Saturday, September 21, 2013

Remembering Arch McKirdy, the man who made the ABC real





The presenter of Australia's most popular radio program had a wicked secret he kept from his 1960’s ABC audience.

After ten each night he introduced it with the words: “This is Arch McKirdy inviting you to ...relax with me.”

Over time the gap between the “to” and “relax” became longer and longer. During the break he would turn off the microphone and glare through the glass into the ABC Forbes Street control room with a “watch how long I am going to stretch it tonight” expression. The staff would squirm as the gap grew and grew.

After seemed like an eternity he would turn his microphone back on and finish the introduction. Then he would then turn it off, hit the talkback button and roar with laughter.

Arch and Relax with Me were legends well before he joined the ABC.

Born in country Victoria into a musical family (his father ran country dances and encouraged Arch to play drums and guitar) he auditioned for the job of cadet announcer at 3TR Sale in 1941 at the age of 17.

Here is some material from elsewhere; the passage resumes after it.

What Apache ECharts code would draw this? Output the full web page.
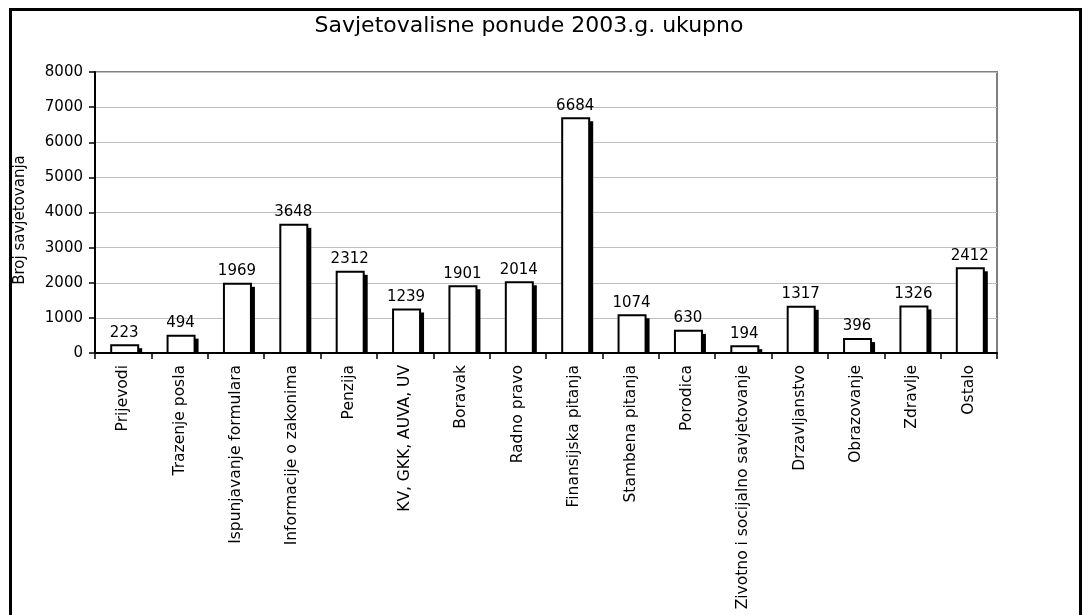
<!DOCTYPE html>
<html>
<head>
<meta charset="utf-8">
<script src="https://cdn.jsdelivr.net/npm/echarts@6/dist/echarts.min.js"></script>
<style>
html,body{margin:0;padding:0;background:#fff;}
#c{width:1083px;height:615px;}
</style>
</head>
<body>
<div id="c"></div>
<script>
var categories = ["Prijevodi","Trazenje posla","Ispunjavanje formulara","Informacije o zakonima","Penzija","KV, GKK, AUVA, UV","Boravak","Radno pravo","Finansijska pitanja","Stambena pitanja","Porodica","Zivotno i socijalno savjetovanje","Drzavljanstvo","Obrazovanje","Zdravlje","Ostalo"];
var values = [223,494,1969,3648,2312,1239,1901,2014,6684,1074,630,194,1317,396,1326,2412];
var yTicks = [0,1000,2000,3000,4000,5000,6000,7000,8000];

var FONT = '"DejaVu Sans", Verdana, sans-serif';
var chart = echarts.init(document.getElementById('c'));
chart.setOption({
  animation: false,
  backgroundColor: '#fff',
  title: {
    text: 'Savjetovalisne ponude 2003.g. ukupno',
    left: 524, top: 10, textAlign: 'center',
    textStyle: {fontFamily: FONT, fontSize: 22, fontWeight: 'normal', color: '#000'}
  },
  grid: {left: 95, right: 86, top: 72, bottom: 262, show: true, borderColor: '#808080', borderWidth: 2, backgroundColor: '#fff', outerBoundsMode: 'none', containLabel: false},
  xAxis: {
    type: 'category', data: categories,
    axisLine: {show: true, lineStyle: {color: '#000', width: 2}},
    axisTick: {show: true, interval: 0, length: 6, lineStyle: {color: '#000', width: 1.5}},
    axisLabel: {interval: 0, rotate: 90, margin: 12, fontFamily: FONT, fontSize: 15.5, color: '#000'},
    splitLine: {show: false}
  },
  yAxis: {
    type: 'value', min: yTicks[0], max: yTicks[yTicks.length-1], interval: 1000,
    axisLine: {show: true, lineStyle: {color: '#000', width: 2}},
    axisTick: {show: true, length: 6, lineStyle: {color: '#000', width: 1.5}},
    axisLabel: {margin: 12, fontFamily: FONT, fontSize: 15, color: '#000', formatter: function(v){ return String(v); }},
    splitLine: {show: true, lineStyle: {color: '#c0c0c0', width: 1}}
  },
  graphic: [
    {type: 'rect', silent: true, z: 100, shape: {x: 10.5, y: 9.5, width: 1070, height: 700}, style: {fill: 'none', stroke: '#000', lineWidth: 3}},
    {type: 'text', silent: true, x: 20, y: 220, rotation: Math.PI/2,
     style: {text: 'Broj savjetovanja', fontFamily: FONT, fontSize: 15, fill: '#000', align: 'center', verticalAlign: 'middle'}}
  ],
  series: [{
    type: 'custom',
    data: values.map(function(v, i){ return [i, v]; }),
    encode: {x: 0, y: 1},
    renderItem: function(params, api){
      var i = api.value(0), v = api.value(1);
      var top = api.coord([i, v]);
      var base = api.coord([i, 0]);
      var c = top[0];
      return {
        type: 'group',
        children: [
          {type: 'rect', shape: {x: c + 14, y: top[1] + 3, width: 5, height: base[1] - top[1] - 3}, style: {fill: '#000'}},
          {type: 'rect', shape: {x: c - 12, y: top[1], width: 27, height: base[1] - top[1]}, style: {fill: '#fff', stroke: '#000', lineWidth: 2}},
          {type: 'text', x: c + 1, y: top[1] - 5, style: {text: String(v), fontFamily: FONT, fontSize: 15, fill: '#000', align: 'center', verticalAlign: 'bottom'}}
        ]
      };
    }
  }]
});
</script>
</body>
</html>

Its sister station 3SH in Swan Hill was short staffed because of the war and he moved there for a few months before joining the army, on the usual condition that he could return to his job when the war ended. Within two years the army had shifted him to its entertainment unit where he toured the Pacific for the rest of the war becoming a singer and comedian and mixing with some of Australia’s best jazz musicians.

Back in Victoria he did a music appreciation course and then headed to Sydney and 2UW where he took over Bobby Limb’s midday show and then an evening program called Starlight Serenade which he renamed Relax With Me.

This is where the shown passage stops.